3. Another tactic is for leaders to become less focused on going in the direction of the mountain, and wander off in a new direction, because the leader is discouraged by the mountain. The leader may not want to talk about it, even though everyone can see it. Followers may be relieved or frustrated to drift off in a new direction with the leader changing priorities, but the leader may be seen as uncommitted or hasty.

4. Some leaders simply recognize the mountain for what it is, and begin to strategize with the team about all the options as soon as it comes into view...should they go over, under, around or through? Or should they strike out in a new direction? These leaders are often viewed positively – as collaborative and driven.

Teams are made up of many different kinds of people. While some have mountain climbing skills, others are navigators and are willing to chart a course around the mountain to trade time for safety. Some will think long-term and be willing to invest the time to go through the mountain if it makes it easier for those that will follow. Some will, however, be encouraging the team to turn back. 

If the leader doesn't believe there is a solution or won't commit to one, then there's likely to be a sustained loss of positive momentum toward the whole trip. It's likely to be replaced by infighting and blaming, while silos form and different subgroups plan different strategies, all attempting to fill a vacuum of leadership.

"The things we fear most in organizations – fluctuations, disturbances, imbalances – are the primary sources of creativity.” – Margaret Wheatley


Truly, the leader can consider all kinds of options. Much will depend on the value of the destination, the timeline, the weather, the expected costs and the skills of the team. The leader's honesty and willingness to solve the problem should allow the team to work from a place of open communication where the mountain is to be conquered instead of one another.

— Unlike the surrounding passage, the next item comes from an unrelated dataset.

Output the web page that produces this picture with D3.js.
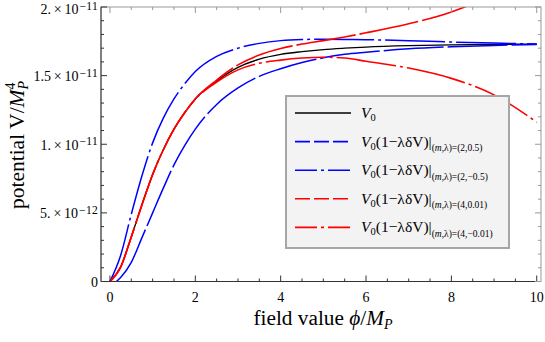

The leader who takes the role of championing team unity, acknowledging the variety of possible solutions and believing in the team's ability to solve the problem will have the greatest opportunity to make a final decision that is respected. Committing to provide the time and resources to implement the best solution will sustain the team's culture and emotional momentum which makes overcoming mountains easier to begin with.

Mountains, it seems, are interpreted by perspective. Other people's mountains don't always look as big to you as they do to them. You won't be prepared for every mountain, of course, but if you commit to radically grow yourself and your team, I can promise you that almost all mountains will appear smaller to everyone.